» **Material provided**
================================
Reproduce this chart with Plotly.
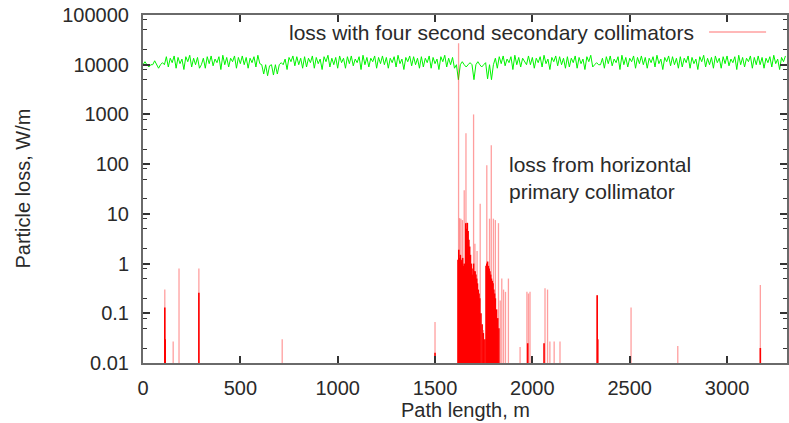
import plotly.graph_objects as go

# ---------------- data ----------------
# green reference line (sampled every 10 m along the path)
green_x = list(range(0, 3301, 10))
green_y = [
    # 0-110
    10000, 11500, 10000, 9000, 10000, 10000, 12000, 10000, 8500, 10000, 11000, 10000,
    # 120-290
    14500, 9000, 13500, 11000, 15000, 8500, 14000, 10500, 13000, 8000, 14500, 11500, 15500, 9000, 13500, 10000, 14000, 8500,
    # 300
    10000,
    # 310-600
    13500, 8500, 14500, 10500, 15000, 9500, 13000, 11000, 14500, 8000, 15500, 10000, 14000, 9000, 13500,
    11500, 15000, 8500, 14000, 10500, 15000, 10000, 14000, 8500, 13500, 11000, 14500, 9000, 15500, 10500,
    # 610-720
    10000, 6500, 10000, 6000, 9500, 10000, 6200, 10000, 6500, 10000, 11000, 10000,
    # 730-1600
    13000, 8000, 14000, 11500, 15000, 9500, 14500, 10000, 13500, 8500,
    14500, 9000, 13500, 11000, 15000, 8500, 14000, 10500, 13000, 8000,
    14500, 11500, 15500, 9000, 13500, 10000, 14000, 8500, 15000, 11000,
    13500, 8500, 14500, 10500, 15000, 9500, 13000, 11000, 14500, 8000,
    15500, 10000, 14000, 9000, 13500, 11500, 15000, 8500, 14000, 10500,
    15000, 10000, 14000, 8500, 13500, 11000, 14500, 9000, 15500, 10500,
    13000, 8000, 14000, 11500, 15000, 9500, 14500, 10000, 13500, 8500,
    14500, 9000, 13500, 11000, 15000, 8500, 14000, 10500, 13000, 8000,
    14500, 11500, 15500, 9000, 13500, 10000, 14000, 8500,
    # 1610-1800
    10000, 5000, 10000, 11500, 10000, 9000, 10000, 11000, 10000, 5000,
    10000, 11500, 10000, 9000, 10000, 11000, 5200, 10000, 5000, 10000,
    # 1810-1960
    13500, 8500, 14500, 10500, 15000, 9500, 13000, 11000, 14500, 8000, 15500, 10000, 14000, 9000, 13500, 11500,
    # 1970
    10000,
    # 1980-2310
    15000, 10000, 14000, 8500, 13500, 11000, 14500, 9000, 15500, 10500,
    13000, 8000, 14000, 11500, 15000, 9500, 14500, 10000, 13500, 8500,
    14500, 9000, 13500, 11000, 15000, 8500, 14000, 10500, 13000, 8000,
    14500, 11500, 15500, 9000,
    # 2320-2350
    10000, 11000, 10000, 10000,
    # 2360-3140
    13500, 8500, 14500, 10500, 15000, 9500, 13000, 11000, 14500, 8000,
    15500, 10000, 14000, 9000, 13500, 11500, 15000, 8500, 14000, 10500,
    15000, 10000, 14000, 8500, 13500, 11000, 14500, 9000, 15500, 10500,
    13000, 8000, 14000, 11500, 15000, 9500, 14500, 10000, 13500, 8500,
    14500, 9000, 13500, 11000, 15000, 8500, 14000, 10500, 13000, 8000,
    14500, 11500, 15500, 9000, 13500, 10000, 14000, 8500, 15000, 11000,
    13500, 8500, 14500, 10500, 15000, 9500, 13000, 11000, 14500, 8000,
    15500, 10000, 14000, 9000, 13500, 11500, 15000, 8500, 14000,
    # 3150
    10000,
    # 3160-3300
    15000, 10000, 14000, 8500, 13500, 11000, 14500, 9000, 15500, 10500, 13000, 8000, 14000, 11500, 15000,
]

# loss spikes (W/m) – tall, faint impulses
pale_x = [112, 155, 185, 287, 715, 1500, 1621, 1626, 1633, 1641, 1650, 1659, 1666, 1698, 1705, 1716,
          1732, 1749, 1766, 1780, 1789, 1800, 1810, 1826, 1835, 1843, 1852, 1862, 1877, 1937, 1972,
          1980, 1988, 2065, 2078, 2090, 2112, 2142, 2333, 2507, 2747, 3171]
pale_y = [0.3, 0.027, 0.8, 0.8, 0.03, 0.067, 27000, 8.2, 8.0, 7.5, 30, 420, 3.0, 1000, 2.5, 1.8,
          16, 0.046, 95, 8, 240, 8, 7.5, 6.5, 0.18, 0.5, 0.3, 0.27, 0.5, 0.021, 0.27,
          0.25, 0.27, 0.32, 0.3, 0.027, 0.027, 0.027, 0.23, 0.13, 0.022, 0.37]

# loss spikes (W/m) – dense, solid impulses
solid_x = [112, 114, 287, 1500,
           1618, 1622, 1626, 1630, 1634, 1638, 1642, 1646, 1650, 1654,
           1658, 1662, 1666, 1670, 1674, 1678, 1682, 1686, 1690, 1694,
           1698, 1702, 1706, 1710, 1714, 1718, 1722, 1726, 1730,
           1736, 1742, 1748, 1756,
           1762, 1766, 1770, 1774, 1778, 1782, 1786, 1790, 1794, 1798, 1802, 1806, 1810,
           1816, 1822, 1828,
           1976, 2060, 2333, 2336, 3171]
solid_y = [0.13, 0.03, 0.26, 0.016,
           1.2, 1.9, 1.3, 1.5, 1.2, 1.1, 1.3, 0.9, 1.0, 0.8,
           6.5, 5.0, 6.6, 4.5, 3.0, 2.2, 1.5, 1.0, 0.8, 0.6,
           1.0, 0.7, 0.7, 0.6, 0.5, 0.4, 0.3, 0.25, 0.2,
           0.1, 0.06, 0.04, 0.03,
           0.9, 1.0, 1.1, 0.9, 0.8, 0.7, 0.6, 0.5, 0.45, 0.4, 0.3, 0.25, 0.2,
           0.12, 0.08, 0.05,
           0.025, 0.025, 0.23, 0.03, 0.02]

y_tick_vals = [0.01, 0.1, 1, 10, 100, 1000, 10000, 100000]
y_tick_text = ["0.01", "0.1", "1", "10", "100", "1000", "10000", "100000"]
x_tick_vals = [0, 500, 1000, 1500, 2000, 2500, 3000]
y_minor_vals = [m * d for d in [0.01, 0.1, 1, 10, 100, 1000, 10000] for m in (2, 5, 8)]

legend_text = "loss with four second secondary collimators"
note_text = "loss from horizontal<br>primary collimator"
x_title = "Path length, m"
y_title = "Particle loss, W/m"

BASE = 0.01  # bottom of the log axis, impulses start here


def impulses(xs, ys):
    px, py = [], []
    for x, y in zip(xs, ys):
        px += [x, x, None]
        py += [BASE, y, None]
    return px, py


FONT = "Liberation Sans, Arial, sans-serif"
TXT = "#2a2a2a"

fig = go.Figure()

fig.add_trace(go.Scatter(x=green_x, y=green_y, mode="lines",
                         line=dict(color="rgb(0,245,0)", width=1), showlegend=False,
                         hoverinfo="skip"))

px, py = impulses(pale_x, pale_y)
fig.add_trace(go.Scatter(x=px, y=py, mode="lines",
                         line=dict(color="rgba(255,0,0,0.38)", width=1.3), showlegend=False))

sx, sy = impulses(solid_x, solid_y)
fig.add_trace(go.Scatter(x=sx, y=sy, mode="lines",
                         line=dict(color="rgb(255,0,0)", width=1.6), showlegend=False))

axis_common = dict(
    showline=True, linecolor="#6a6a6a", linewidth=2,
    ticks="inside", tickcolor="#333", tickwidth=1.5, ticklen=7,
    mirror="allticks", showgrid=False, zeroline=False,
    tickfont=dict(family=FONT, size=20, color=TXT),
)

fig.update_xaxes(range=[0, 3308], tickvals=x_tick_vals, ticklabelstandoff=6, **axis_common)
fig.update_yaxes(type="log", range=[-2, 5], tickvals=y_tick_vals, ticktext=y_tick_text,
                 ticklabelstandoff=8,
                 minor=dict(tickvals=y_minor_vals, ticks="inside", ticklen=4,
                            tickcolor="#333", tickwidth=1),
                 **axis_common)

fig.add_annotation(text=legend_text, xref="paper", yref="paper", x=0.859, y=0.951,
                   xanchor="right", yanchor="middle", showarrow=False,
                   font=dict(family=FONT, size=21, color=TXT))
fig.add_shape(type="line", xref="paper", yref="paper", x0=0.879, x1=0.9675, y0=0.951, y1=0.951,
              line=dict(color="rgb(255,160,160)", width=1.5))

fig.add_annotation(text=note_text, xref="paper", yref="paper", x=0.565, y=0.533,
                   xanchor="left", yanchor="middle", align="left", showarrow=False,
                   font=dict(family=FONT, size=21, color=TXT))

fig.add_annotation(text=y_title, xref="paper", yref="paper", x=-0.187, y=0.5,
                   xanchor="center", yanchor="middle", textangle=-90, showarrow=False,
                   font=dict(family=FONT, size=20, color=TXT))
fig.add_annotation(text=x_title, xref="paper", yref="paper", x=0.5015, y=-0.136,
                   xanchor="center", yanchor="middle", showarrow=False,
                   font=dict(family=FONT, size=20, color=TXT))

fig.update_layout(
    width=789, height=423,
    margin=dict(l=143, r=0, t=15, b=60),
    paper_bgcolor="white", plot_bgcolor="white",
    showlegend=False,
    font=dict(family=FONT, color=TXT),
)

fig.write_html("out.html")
================================
» **Your task**
Restate the material word for word from its first line through the line containing "import plotly.graph_objects as go", both included; the pictures do not belong in it.

» **Written reply**
Reproduce this chart with Plotly.
import plotly.graph_objects as go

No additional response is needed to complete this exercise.